In the early phase of the Second Punic War (218–202) Livy describes Luca as a base of the Roman general Tiberius Sempronius Longus, retreating before Hannibal; presumably it already offered a river crossing, and may have housed a garrison from this time, or not long afterward. The town became a Latin colony (possessing rights at Rome) in 180 (for walls dispelling doubts on this point, see below). The status of a Roman municipium was conferred in 90, and a passage in Strabo refers to Luca's large population, including numerous equites (knights); although the authenticity of this assertion has been questioned.

In 56 the city gained fame when the members of the First Triumvirate, Pompey the Great, Julius Caesar and Crassus (his presence has been unjustifiably doubted) met there to patch up differences and confirm their partition of the Roman world.
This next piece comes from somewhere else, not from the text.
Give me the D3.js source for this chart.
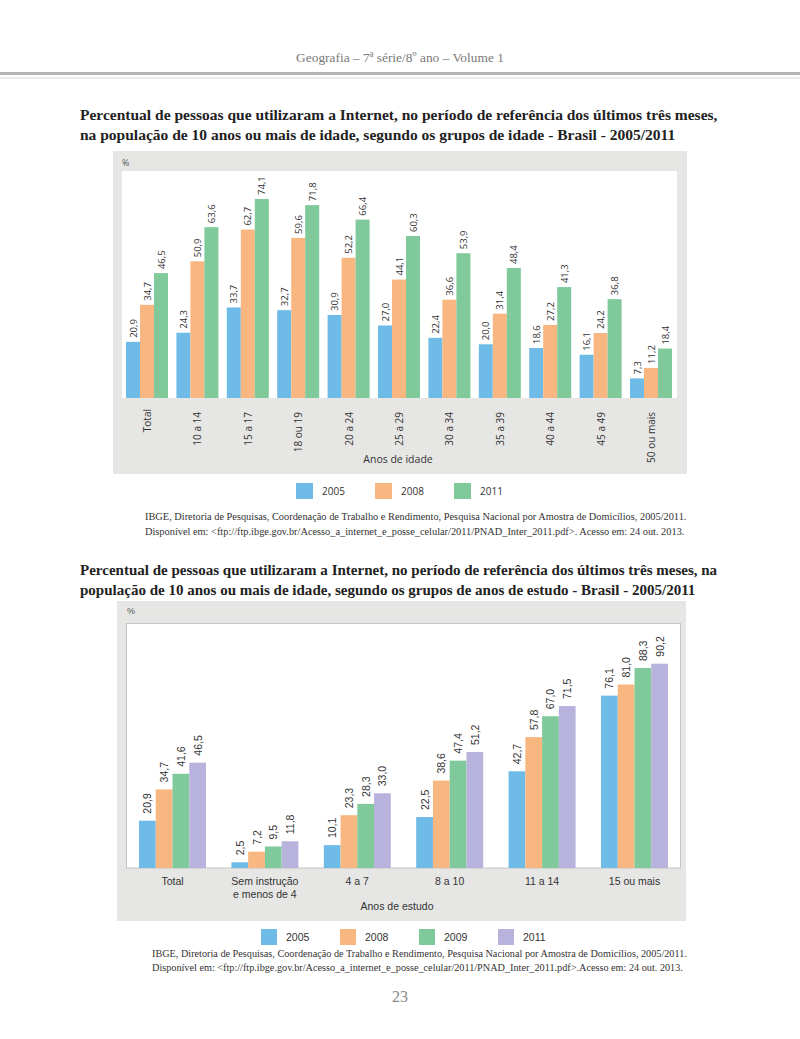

Luca was selected for this purpose because at that time it lay just outside Italy in Cisalpine Gaul (a fact obscured by the changed course of its borderline, the river Auser, which now flows past the city on its northern and no longer on its southern side), since Caesar, whose proconsular sphere included Cisalpine Gaul, would have risked prosecution—for serious offences his political enemies claimed he had committed—if he moved outside that region into Italy.

Luca had become important because of its position on an extension of the Via Cassia (continuing to Florentia [Florence]) and because of its accessibility to roads along the coast (Via Aurelia, Via Aemilia Scauri) and northward through the Apennines and Apuan Alps. The town also controlled the Bientina area that lay to its southeast and had earlier attracted the interest of the Etruscans (and of people long before them); its flooded marshlands were drained and cultivated, and in the lowest area no less than fifty pre-Roman and Roman settlements have been discovered, ranging from the third century BC to after AD 200. Attached to the Seventh Region of Italy (Etruria) by Augustus, who granted it Roman colonial status, Luca during the later empire formed part of the province or district of Tuscia et Umbria, and possessed a state-owned factory for the production of swords.

Five Etruscan find sites in the immediate neighborhood—including Pozzuolo (Gattaiola) which displays a continuous stratigraphy from c 500 to c 250 BC—and has yielded a find of Etruscan coins of the early third century, a potsherd inscribed ETALE (Aethalia, Elba), and fragments of haematite and iron slag that may be of Elban origin—indicating the presence of villages later amalgamated into an Etruscan city, which probably lies beneath the subsequent Roman town. The rectangular plan of the latter can be reconstructed from surviving portions of a towered wall made of great square stone blocks, dating back to the Latin colony of the second century BC. Remains of the forum survive (under the Piazza San Michele and church of San Michele in Foro), and the shape of the amphitheater of the later first century AD (or after)—together with a recently disinterred block of seats—has been preserved by medieval houses, while parts of the substructure of a theater (Piazza delle Grazie) can also be seen. The origins of the Christian baptistery attached to the Church of San Giovanni are believed to go back to the fifth or sixth century.